The constant and prolific growth of oil has come under threat because of climate change and renewable energy. These monoliths, they’re shifting those efforts into plastics. That’s the good news, actually, because it’s shifted before and it can shift again. We have the playbook and it’s the climate change playbook. It’s pretty much identical to the climate change playbook, even some of the same actors.

If you compare it to climate change, people sometimes say, “yeah, we should go grab carbon out of the air.” And we do a little bit of that. But under no circumstances does anyone think that that’s going to solve the climate change problem. It’s exactly the same as plastic.

Gizmodo: What do you say to people who have concerns about plastics entering our food stream and entering marine life? Obviously it’s a big spectrum of what is bad about plastics versus what is just unstudied and what could be possibly fine, something we could live with.

Liboiron: There are two ways to think about the harms of animals eating plastics — and they don’t have to be mutually exclusive. One is moral or ethical, where you say, “that’s screwed up. That is wrong. That should never happen.” Yes. Totally agree that it’s fucked up. It doesn’t matter whether it harms the animal or not. That’s fucked up, 100%. The second way to think about it is in scientific terms. Harm, be it physically or ecologically or population-wise, demonstrated at those scales, by and large, ingesting plastics does not harm animals.

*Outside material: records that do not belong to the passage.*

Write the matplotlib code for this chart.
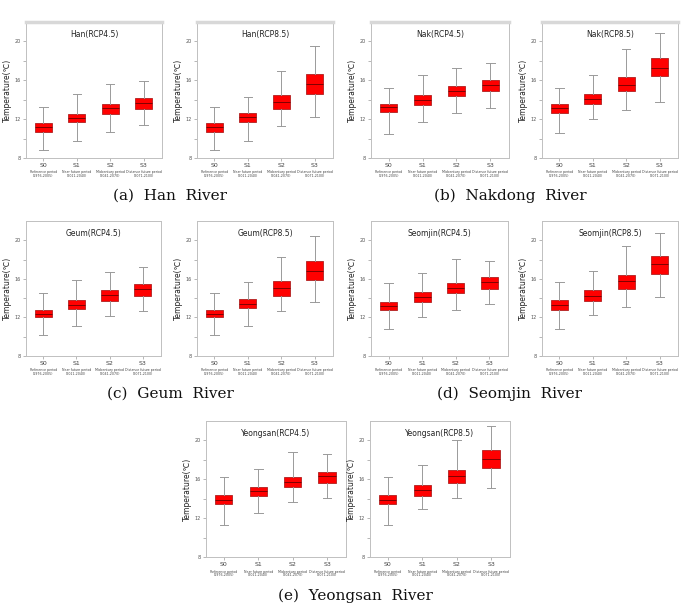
import matplotlib
matplotlib.use("Agg")
import matplotlib.pyplot as plt
from matplotlib import font_manager

# periods
periods = ["S0", "S1", "S2", "S3"]
period_desc = ["Reference period\n(1976-2005)", "Near future period\n(2011-2040)",
               "Midcentury period\n(2041-2070)", "Distance future period\n(2071-2100)"]

# box stats: whisker low, q1, median, q3, whisker high
han_45 = {"lo": [8.8, 9.8, 10.7, 11.4], "q1": [10.7, 11.7, 12.5, 13.0],
          "med": [11.2, 12.1, 13.1, 13.7], "q3": [11.6, 12.55, 13.55, 14.2],
          "hi": [13.3, 14.6, 15.6, 15.9]}
han_85 = {"lo": [8.8, 9.7, 11.3, 12.2], "q1": [10.7, 11.7, 13.0, 14.6],
          "med": [11.2, 12.2, 13.8, 15.6], "q3": [11.6, 12.65, 14.5, 16.6],
          "hi": [13.3, 14.3, 17.0, 19.5]}
nak_45 = {"lo": [10.5, 11.7, 12.6, 13.1], "q1": [12.7, 13.5, 14.4, 14.85],
          "med": [13.2, 14.0, 14.9, 15.5], "q3": [13.6, 14.5, 15.4, 16.0],
          "hi": [15.2, 16.5, 17.3, 17.8]}
nak_85 = {"lo": [10.6, 12.0, 12.9, 13.8], "q1": [12.65, 13.6, 14.9, 16.4],
          "med": [13.1, 14.1, 15.55, 17.3], "q3": [13.6, 14.6, 16.3, 18.3],
          "hi": [15.2, 16.5, 19.2, 20.9]}
geum_45 = {"lo": [10.2, 11.15, 12.1, 12.7], "q1": [12.0, 12.9, 13.7, 14.2],
           "med": [12.4, 13.3, 14.3, 14.9], "q3": [12.8, 13.8, 14.8, 15.45],
           "hi": [14.5, 15.9, 16.7, 17.2]}
geum_85 = {"lo": [10.2, 11.15, 12.7, 13.6], "q1": [12.0, 12.95, 14.2, 15.9],
           "med": [12.4, 13.4, 15.0, 16.85], "q3": [12.8, 13.9, 15.75, 17.8],
           "hi": [14.5, 15.7, 18.3, 20.4]}
seom_45 = {"lo": [10.8, 12.0, 12.8, 13.4], "q1": [12.8, 13.65, 14.5, 14.9],
           "med": [13.2, 14.1, 15.0, 15.65], "q3": [13.65, 14.6, 15.6, 16.2],
           "hi": [15.6, 16.6, 18.1, 17.9]}
seom_85 = {"lo": [10.8, 12.2, 13.1, 14.1], "q1": [12.8, 13.7, 14.9, 16.55],
           "med": [13.25, 14.25, 15.8, 17.5], "q3": [13.8, 14.8, 16.4, 18.4],
           "hi": [15.65, 16.8, 19.4, 20.8]}
yeong_45 = {"lo": [11.3, 12.55, 13.65, 14.1], "q1": [13.45, 14.3, 15.2, 15.6],
            "med": [13.9, 14.8, 15.75, 16.3], "q3": [14.4, 15.2, 16.2, 16.8],
            "hi": [16.2, 17.1, 18.8, 18.6]}
yeong_85 = {"lo": [11.3, 12.9, 14.1, 15.1], "q1": [13.45, 14.3, 15.6, 17.2],
            "med": [13.9, 14.9, 16.3, 18.05], "q3": [14.4, 15.4, 17.0, 19.0],
            "hi": [16.2, 17.5, 20.0, 21.5]}

titles = ["Han(RCP4.5)", "Han(RCP8.5)", "Nak(RCP4.5)", "Nak(RCP8.5)",
          "Geum(RCP4.5)", "Geum(RCP8.5)", "Seomjin(RCP4.5)", "Seomjin(RCP8.5)",
          "Yeongsan(RCP4.5)", "Yeongsan(RCP8.5)"]
panel_data = [han_45, han_85, nak_45, nak_85, geum_45, geum_85,
              seom_45, seom_85, yeong_45, yeong_85]
captions = ["(a)  Han  River", "(b)  Nakdong  River", "(c)  Geum  River",
            "(d)  Seomjin  River", "(e)  Yeongsan  River"]

W, H = 689, 610
# panel boxes in pixels: left, top, right, bottom
boxes = [(26, 22, 162, 158), (197, 22, 333, 158), (371, 22, 509, 158), (542, 22, 678, 158),
         (26, 221, 161, 356), (197, 221, 333, 356), (371, 221, 508, 356), (542, 221, 678, 356),
         (206, 421, 346, 557), (370, 421, 510, 557)]
cap_pos = [(170, 196), (510, 196), (170, 394), (510, 394), (355, 596)]

# narrow font for the tiny period descriptions if it is there
names = {f.name for f in font_manager.fontManager.ttflist}
desc_family = "Liberation Sans Narrow" if "Liberation Sans Narrow" in names else "DejaVu Sans"
desc_size = 2.8 if desc_family == "Liberation Sans Narrow" else 2.35

fig = plt.figure(figsize=(W / 100, H / 100), dpi=100)

grey = "#9a9a9a"
for i, (d, title, b) in enumerate(zip(panel_data, titles, boxes)):
    l, t, r, bt = b
    ax = fig.add_axes([l / W, 1 - bt / H, (r - l) / W, (bt - t) / H])
    stats = []
    for k in range(4):
        stats.append({"whislo": d["lo"][k], "q1": d["q1"][k], "med": d["med"][k],
                      "q3": d["q3"][k], "whishi": d["hi"][k], "fliers": []})
    ax.bxp(stats, positions=[1, 2, 3, 4], widths=0.5, patch_artist=True,
           showfliers=False,
           boxprops=dict(facecolor="#ff0000", edgecolor="#b02020", linewidth=0.6),
           medianprops=dict(color="#6a0000", linewidth=0.6),
           whiskerprops=dict(color=grey, linewidth=0.7),
           capprops=dict(color=grey, linewidth=0.7))
    ax.set_xlim(0.48, 4.55)
    ax.set_ylim(8, 22)
    ax.set_yticks([8, 12, 16, 20])
    ax.set_yticks([10, 14, 18], minor=True)
    ax.set_yticklabels(["8", "12", "16", "20"], fontsize=3.5, color="#555555")
    ax.set_xticks([1, 2, 3, 4])
    ax.set_xticklabels(periods, fontsize=4.5, color="#444444")
    ax.tick_params(axis="both", which="both", color=grey, length=2, width=0.5, pad=1.5)
    for x, desc in zip([1, 2, 3, 4], period_desc):
        ax.annotate(desc, xy=(x, 0), xycoords=ax.get_xaxis_transform(),
                    xytext=(0, -9), textcoords="offset points", ha="center", va="top",
                    fontsize=desc_size, family=desc_family, color="#444444",
                    linespacing=0.95)
    for s in ax.spines.values():
        s.set_color("#c0c0c0")
        s.set_linewidth(0.7)
    if i < 4:
        ax.spines["top"].set_color("#d8d8d8")
        ax.spines["top"].set_linewidth(2.5)
    ax.set_title(title, fontsize=5.5, y=0.94, va="top", pad=0, color="#222222")
    ax.set_ylabel("Temperature(\u2103)", fontsize=5.5, labelpad=2, color="#222222")

for cap, (cx, cy) in zip(captions, cap_pos):
    fig.text(cx / W, 1 - cy / H, cap, ha="center", va="center",
             fontsize=11, family="DejaVu Serif", color="#111111")

plt.savefig("out.png", dpi=100)
plt.close()
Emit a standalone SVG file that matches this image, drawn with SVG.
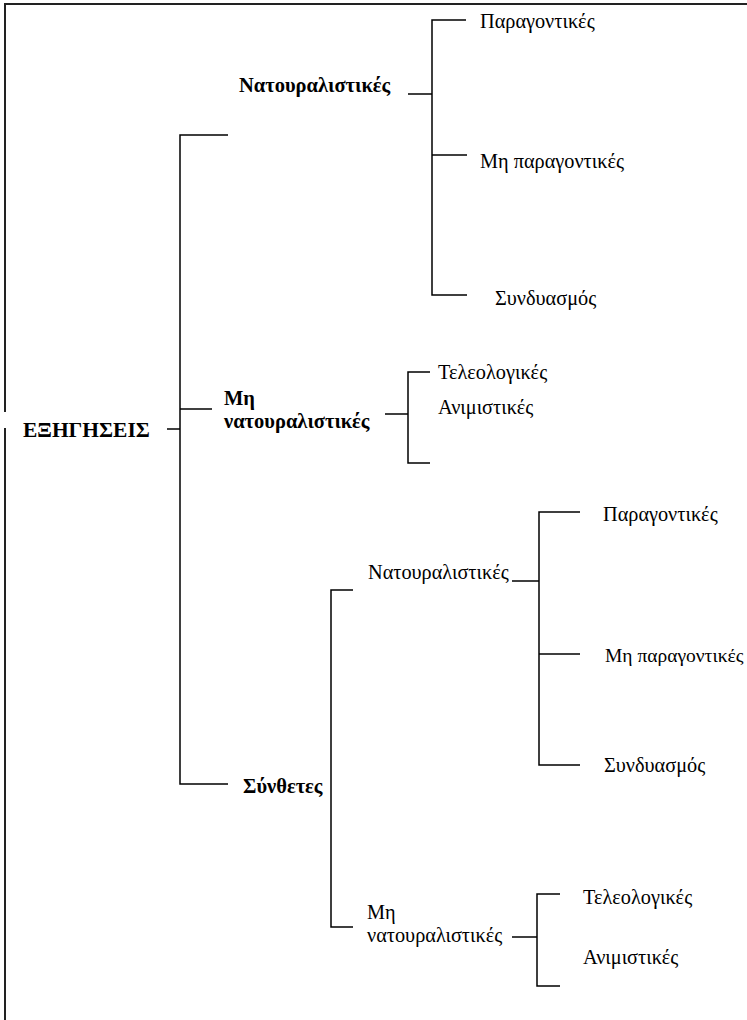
<svg xmlns="http://www.w3.org/2000/svg" width="747" height="1020" viewBox="0 0 747 1020">
<style>
text{font-family:"Liberation Serif","Times New Roman",serif;font-size:20.3px;fill:#000}
.b{font-weight:bold;font-size:20.5px}
.r{font-size:21.5px}
.s{font-size:19.5px}
.c{fill:none;stroke:#000;stroke-width:1.5}
.frame{fill:none;stroke:#222;stroke-width:2}
</style>
<rect width="747" height="1020" fill="#fff"/>
<path class="frame" d="M5,1020 V428 M5,412 V4 H747"/>
<g id="connectors">
<path class="c" d="M167,429 H180"/>
<path class="c" d="M228,135 H180 V784 H228"/>
<path class="c" d="M180,409 H212"/>
<path class="c" d="M408,94 H432"/>
<path class="c" d="M466,20 H432 V295 H467"/>
<path class="c" d="M432,155 H467"/>
<path class="c" d="M385,414 H408"/>
<path class="c" d="M430,372 H408 V463 H430"/>
<path class="c" d="M353,590 H331 V927 H353"/>
<path class="c" d="M512,581 H539"/>
<path class="c" d="M580,512 H539 V765 H580"/>
<path class="c" d="M539,654 H580"/>
<path class="c" d="M512,937 H537"/>
<path class="c" d="M560,894 H537 V986 H560"/>
</g>
<g id="root"><text class="b r" x="23" y="437">ΕΞΗΓΗΣΕΙΣ</text></g>
<g id="nat"><text class="b" x="239" y="92">Νατουραλιστικές</text></g>
<g id="nat-par"><text x="480" y="28">Παραγοντικές</text></g>
<g id="nat-mipar"><text x="480" y="168">Μη παραγοντικές</text></g>
<g id="nat-syn"><text x="495" y="305">Συνδυασμός</text></g>
<g id="minat"><text class="b" x="224" y="405">Μη</text><text class="b" x="224" y="428">νατουραλιστικές</text></g>
<g id="minat-tel"><text x="438" y="379">Τελεολογικές</text></g>
<g id="minat-ani"><text x="438" y="414">Ανιμιστικές</text></g>
<g id="synth"><text class="b" x="243" y="793">Σύνθετες</text></g>
<g id="s-nat"><text x="368" y="579">Νατουραλιστικές</text></g>
<g id="s-nat-par"><text x="603" y="521">Παραγοντικές</text></g>
<g id="s-nat-mipar"><text class="s" x="605" y="662">Μη παραγοντικές</text></g>
<g id="s-nat-syn"><text x="604" y="772">Συνδυασμός</text></g>
<g id="s-minat"><text x="367" y="919">Μη</text><text x="367" y="942">νατουραλιστικές</text></g>
<g id="s-minat-tel"><text x="583" y="904">Τελεολογικές</text></g>
<g id="s-minat-ani"><text x="583" y="964">Ανιμιστικές</text></g>
</svg>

The example you can think of is a dog. Domestic dogs eat a ton of plastics because they’re eating the stuffing out a toy or eating whatever else they find. They eat plastics all the time. Yes, sometimes dogs have to go to the vet because they have a blockage and if they don’t deal with that, they will die. Is that most dogs? No. Is that a threat to the population of dogs? No. Is that fucked up for a few individual dogs? Absolutely.

Gizmodo: So what is your biggest concern scientifically?

Liboiron: My biggest concern is the power of the petrochemical industry. Canada is about to end subsidies to oil. That is way more important in terms of impacting the scale of plastic pollution than any form of cleanup that’s happening.